Opinion

Mentoris writes: Time is of the essence

For some of us, it seems there is never enough time in the day

As we navigate our way out of the uncharted waters of lockdown, we will find ourselves getting busier and busier. Many practice owners are reporting that they are booked well ahead now and one of the challenges we will face is how to best manage our time.

Never enough time

For some of us, it seems there is never enough time in the day. As we all get the same 86,400 seconds, the question is how is it that some people seem to breeze through each day achieving so much while others seem to struggle to achieve anything.

Good time management

Those people who ‘get stuff done’ are usually excellent at managing their time. There are some well-known time management systems you can learn but for the purposes of this article, I will be looking at Covey’s Matrix and how you can use this to make the most of the time you have.

Covey’s Matrix

While Dwight D Eisenhower, the 34th President of the United States is credited with developing the Eisenhower Matrix, it was Stephen Covey who popularised a similar system in his book The Seven Habits of Highly Effective People. This is a great read if you want to become more efficient with your limited time.

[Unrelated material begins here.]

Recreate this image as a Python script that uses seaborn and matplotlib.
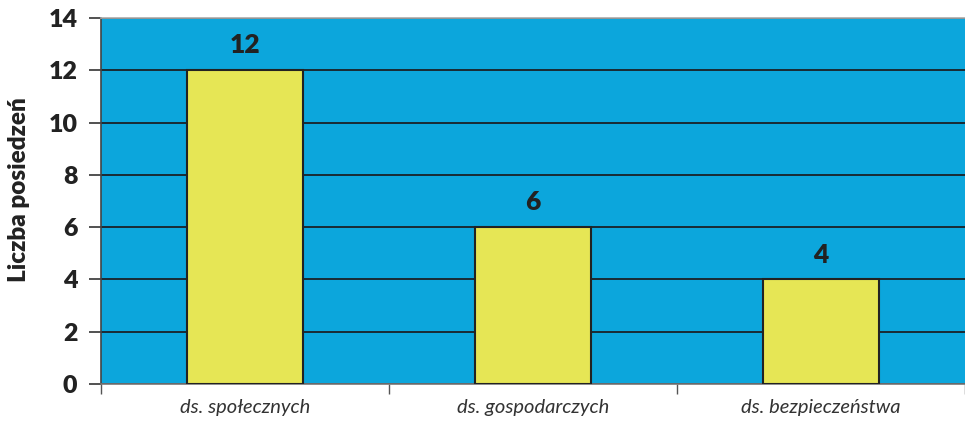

Covey’s Matrix is one of the most well known time management systems. I have illustrated it here and put some content into some of the boxes for context. This model is best used in a reviewing exercise to recognise and understand what tasks you have been doing, then in a planning exercise to see what tasks you plan to do and where they sit in the matrix.

By using this matrix, you can improve your ability to function more effectively – even when time is tight, and pressures are high. Good time management requires an important shift in focus from ‘doing’ to ‘achieving’. This means spending your time in the upper quadrants of 1 and 2.

Table 1: Covey’s Matrix for time management

Many of us are procrastinators and avoiders, often putting off the more difficult or less enjoyable tasks, filling the time with trivial or unproductive things and spending too much time in sections 3 and 4.

Case study

The following example is based on a true timeline experience from my days in practice; with a few artistic modifications to better illustrate the point.

You arrive in practice to find your field screener simply will not light up. You have a busy week ahead and your first patient is due. This really is the last thing you need right now. Clearly, it is a box 1 problem; important and urgent. Whatever you had planned for the day will have to wait. You now must decide whether to cancel the clinic or whether to carry on and get people back for their fields, before working out who to call to get the screener fixed. This is going to block your day and so immediately any plans you had for tackling issues in box 2 go out of the window.

Now you recall that some weeks ago one of your locums mentioned the screener was making a slightly funny noise from time to time and the display was blinking. You had never seen this but nevertheless made a note to get it looked at. As you are an avid user of Covey’s Matrix, you had popped this note in box 2; important but not urgent. You were quite chuffed with yourself and saw the importance having this investigated before something more drastic happened.

On further reflection, you recall that you did decide on one of your ‘management mornings’ to get the screener looked at and remember trying to find the number of the equipment servicing company. While you were looking for the number, James, your new trainee arrived at work to say his car had a flat tyre and he had left it in the car park. You decided to give him the morning off so he could get it fixed and spent the rest of the day covering for him in the practice.

Now this is where the matrix gets interesting. While the flat tyre was urgent for James, it was not urgent for you. Notwithstanding the fact that you wanted to help James, you spent that day in box 3; urgent and not important. It was urgent for someone else, but it was not urgent for you and it was not important for you to spend a day in the practice covering James instead of working on your business.

You tried again to find the number a few days later and while searching through your contacts you felt frustrated at how many useless phone numbers you seem to have in your contacts and decided there and then to delete the ones you no longer need. The dopamine hit your brain received each time the contact list shrank encouraged you to carry on for two hours – forgetting all about the screener.

So where should we spend our time?

Clearly from our example, box 2 is the place where the most effective people spend most of their time. Spending time in box 2 prevents deadlines becoming tight and hence reduces what ends up in box 1.

This matrix, when used for managing work time, family time, leisure time and, dare I say it, ‘me’ time, can improve your effectiveness dramatically and my challenge to you this week it to try it and see for yourself.

Perhaps you could be one of those people everyone else looks at in envy of how much you get from your 84,600 seconds each day.